LONDON (Reuters) - Gold steadied on Monday above a two-week low, but investors were nervous about taking new positions following recent losses in bullion and global equities markets.
Traders said weaker share prices had forced investors to lighten positions in risky assets, including commodities, until the situation in stock markets stabilized.
"The weakness in global stock markets on concerns of a credit crunch continues and this is probably a negative factor for gold," Dresdner Kleinwort said in a research note.
"Rising crude oil prices failed to provide support for gold last Friday, and might again be overruled by investors shunning risky assets and flying to the safe havens of government bonds."
Spot gold was quoted at $662.00/662.00 an ounce by 0949 GMT, against $661.40/662.20 in New York on Friday, after it fell as far as $656.90 -- the lowest since July 9.

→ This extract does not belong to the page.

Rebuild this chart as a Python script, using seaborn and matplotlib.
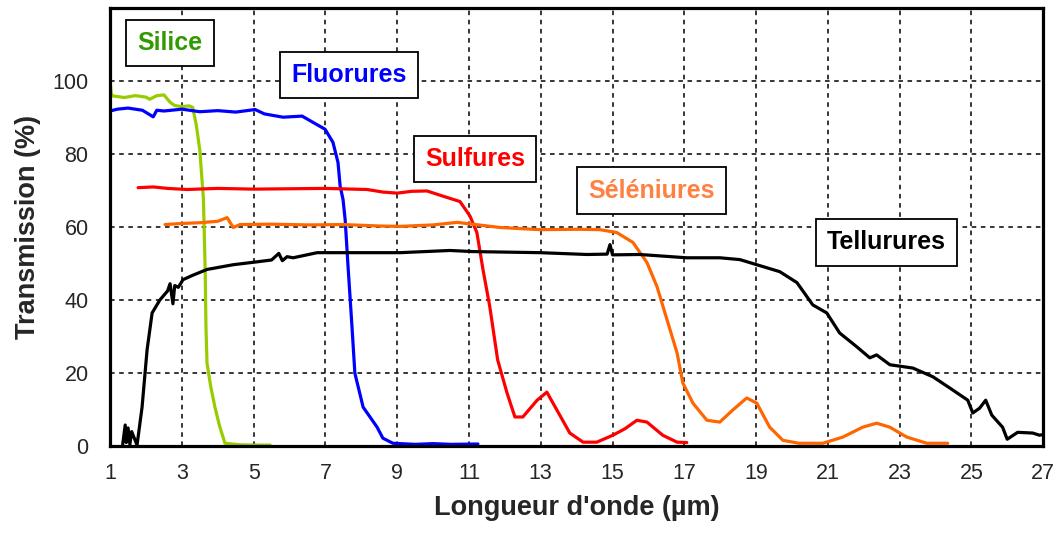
import numpy as np
import pandas as pd
import matplotlib
matplotlib.use("Agg")
import matplotlib.pyplot as plt
from matplotlib.ticker import MultipleLocator
import seaborn as sns

# Courbes de transmission (longueur d'onde en µm, transmission en %)
silice_x = [1.0, 1.03, 1.08, 1.4, 1.7, 2.0, 2.1, 2.3, 2.5, 2.67, 2.8, 3.0, 3.2, 3.3, 3.4,
            3.5, 3.6, 3.65, 3.67, 3.7, 3.8, 3.92, 4.05, 4.2, 4.6, 5.0, 5.46]
silice_y = [100, 96.5, 95.9, 95.5, 96.0, 95.6, 95.0, 96.0, 96.2, 94.2, 93.3, 93.0, 93.2, 92.8, 88,
            81, 67.6, 47.5, 32.7, 22.8, 16.5, 10.7, 5.5, 0.8, 0.4, 0.3, 0.3]

fluor_x = [1.0, 1.2, 1.5, 1.9, 2.2, 2.3, 2.5, 3.0, 3.5, 4.0, 4.5, 5.04, 5.3, 5.82, 6.35, 6.65,
           6.99, 7.21, 7.35, 7.41, 7.49, 7.55, 7.63, 7.74, 7.82, 8.05, 8.44, 8.6, 8.88, 9.5,
           10.0, 10.5, 11.25]
fluor_y = [91.8, 92.3, 92.6, 92.0, 90.2, 92.0, 91.8, 92.3, 91.6, 91.9, 91.5, 92.2, 91.0, 90.1, 90.4,
           88.7, 86.8, 83.2, 77.7, 71.2, 67.6, 62.0, 49.2, 32.7, 20.0, 10.7, 5.2, 2.2, 0.8, 0.5,
           0.7, 0.5, 0.6]

sulf_x = [1.78, 2.2, 2.6, 3.14, 4.0, 5.0, 6.0, 7.0, 8.16, 8.6, 9.0, 9.4, 9.83, 10.3, 10.75,
          11.03, 11.22, 11.39, 11.58, 11.8, 12.06, 12.28, 12.5, 12.9, 13.17, 13.45, 13.81,
          14.18, 14.56, 15.01, 15.35, 15.68, 15.96, 16.4, 16.8, 17.07]
sulf_y = [70.8, 71.0, 70.6, 70.3, 70.6, 70.4, 70.5, 70.6, 70.3, 69.6, 69.3, 69.8, 69.9, 68.4, 67.0,
          63.0, 58.5, 48.4, 38.2, 23.6, 14.6, 8.0, 8.0, 12.6, 14.8, 9.9, 3.6,
          1.1, 1.1, 3.0, 4.8, 7.1, 6.6, 3.0, 1.1, 1.0]

selen_x = [2.53, 3.0, 3.5, 4.0, 4.26, 4.43, 4.62, 5.5, 6.5, 7.5, 8.5, 9.08, 10.0, 10.67, 11.86,
           12.98, 14.0, 14.65, 15.12, 15.57, 15.96, 16.24, 16.52, 16.8, 16.96, 17.24, 17.63,
           17.99, 18.35, 18.74, 19.02, 19.38, 19.75, 20.2, 20.86, 21.42, 21.97, 22.36, 22.73,
           23.2, 23.76, 24.34]
selen_y = [60.7, 61.0, 61.2, 61.6, 62.6, 59.9, 60.7, 60.8, 60.6, 60.7, 60.3, 60.2, 60.6, 61.3, 59.9,
           59.3, 59.4, 59.3, 58.5, 55.8, 50.3, 43.7, 34.6, 25.5, 17.3, 11.8, 7.1,
           6.6, 9.9, 13.2, 11.8, 5.2, 1.6, 0.8, 0.8, 2.5, 5.2, 6.3, 5.2,
           2.5, 0.8, 0.8]

tell_x = [1.35, 1.42, 1.45, 1.5, 1.55, 1.6, 1.75, 1.89, 2.03, 2.17, 2.39, 2.6, 2.67, 2.75, 2.8,
          2.9, 3.03, 3.3, 3.7, 4.43, 5.1, 5.5, 5.7, 5.8, 5.93, 6.1, 6.77, 7.96, 9.08, 10.47, 11.1,
          12.98, 14.29, 14.85, 14.93, 15.0, 15.76, 17.07, 17.99, 18.55, 19.02, 19.66, 20.14,
          20.58, 20.97, 21.33, 21.81, 22.17, 22.36, 22.73, 23.37, 23.93, 24.48, 24.9, 25.04,
          25.23, 25.4, 25.57, 25.87, 26.0, 26.29, 26.71, 26.9, 27.0]
tell_y = [0.5, 5.8, 1.0, 5.0, 0.5, 4.0, 0.3, 10.7, 26.4, 36.5, 40.1, 42.5, 44.5, 39.0, 44.0,
          43.5, 45.6, 46.8, 48.4, 49.7, 50.5, 51.0, 52.8, 50.8, 51.9, 51.6, 53.0, 53.0, 53.0, 53.6,
          53.3, 53.0, 52.5, 52.6, 55.2, 52.4, 52.5, 51.6, 51.6, 51.1, 49.7, 47.8, 44.8,
          38.7, 36.5, 31.0, 27.2, 24.2, 25.0, 22.3, 21.4, 19.0, 15.4, 12.6, 9.1,
          10.4, 12.6, 8.5, 5.2, 1.9, 3.8, 3.6, 3.0, 3.2]

noms = ["Silice", "Fluorures", "Sulfures", "Séléniures", "Tellurures"]
couleurs_courbes = ["#99CC00", "#0000FF", "#FF0000", "#FF6600", "#000000"]
couleurs_textes = ["#339900", "#0000FF", "#FF0000", "#FF8040", "#000000"]
# position des étiquettes (coordonnées des données)
etiquettes_x = [2.67, 7.66, 11.17, 16.1, 22.64]
etiquettes_y = [110.4, 101.6, 78.6, 70.0, 55.8]

series = [(silice_x, silice_y), (fluor_x, fluor_y), (sulf_x, sulf_y),
          (selen_x, selen_y), (tell_x, tell_y)]
df = pd.concat([pd.DataFrame({"x": sx, "y": sy, "verre": nom})
                for nom, (sx, sy) in zip(noms, series)], ignore_index=True)

sns.set_style("white")
plt.rcParams["font.family"] = ["Liberation Sans", "DejaVu Sans"]

fig = plt.figure(figsize=(10.59, 5.35), dpi=100)
ax = fig.add_axes([0.104, 0.166, 0.881, 0.819])

sns.lineplot(data=df, x="x", y="y", hue="verre", palette=dict(zip(noms, couleurs_courbes)),
             sort=False, estimator=None, linewidth=2.3, legend=False, ax=ax)

ax.set_xlim(1, 27)
ax.set_ylim(0, 120)
ax.set_xticks(np.arange(1, 28, 2))
ax.set_yticks(np.arange(0, 101, 20))
ax.xaxis.set_minor_locator(MultipleLocator(0.5))
ax.grid(True, which="major", color="black", linestyle=(0, (3, 3)), linewidth=1.1)
# pas de grille sur les bords
for gl in ax.get_xgridlines()[:1] + ax.get_xgridlines()[-1:] + ax.get_ygridlines()[:1]:
    gl.set_visible(False)

ax.tick_params(axis="x", which="major", direction="in", length=0, pad=12, labelsize=15.5)
ax.tick_params(axis="x", which="minor", direction="in", length=4, width=1, color="black")
ax.tick_params(axis="y", which="major", direction="inout", length=9, width=1.2,
               color="black", pad=11, labelsize=15.5)

for side in ["left", "bottom", "top", "right"]:
    ax.spines[side].set_color("black")
    ax.spines[side].set_linewidth(2.3)

ax.set_xlabel("Longueur d'onde (µm)", fontsize=19.5, fontweight="bold", labelpad=8)
ax.set_ylabel("Transmission (%)", fontsize=19.5, fontweight="bold", labelpad=8)

for nom, tx, ty, c in zip(noms, etiquettes_x, etiquettes_y, couleurs_textes):
    ax.text(tx, ty, nom, color=c, fontsize=18, fontweight="bold", ha="center", va="center",
            bbox=dict(boxstyle="square,pad=0.45", facecolor="white", edgecolor="black",
                      linewidth=1.3), zorder=5)

fig.savefig("out.png", dpi=100)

Traditionally gold is seen as protection against economic and political uncertainty, but in recent months stock market losses have triggered a sell-off in precious metals.
"There are two types of investors in the gold market: there are investors who buy gold as a safe-haven asset and stick with it for years, and there are the second type of investors who react on news flows and macro-economic data," said Michael Widmer, analyst at Calyon Corporate and Investment Bank.
"I don't think they buy gold as a safe-haven asset. They move in and out of the gold market as their view on the fundamentals drivers changes," Widmer said, adding he was still not bullish on gold and any substantial price rise might not come through until the fourth quarter.
Dealers kept an eye on the dollar, which slipped modestly against a basket of major currencies, giving back some of last week's gains as investors geared up for a barrage of economic data and potentially more credit-driven market volatility.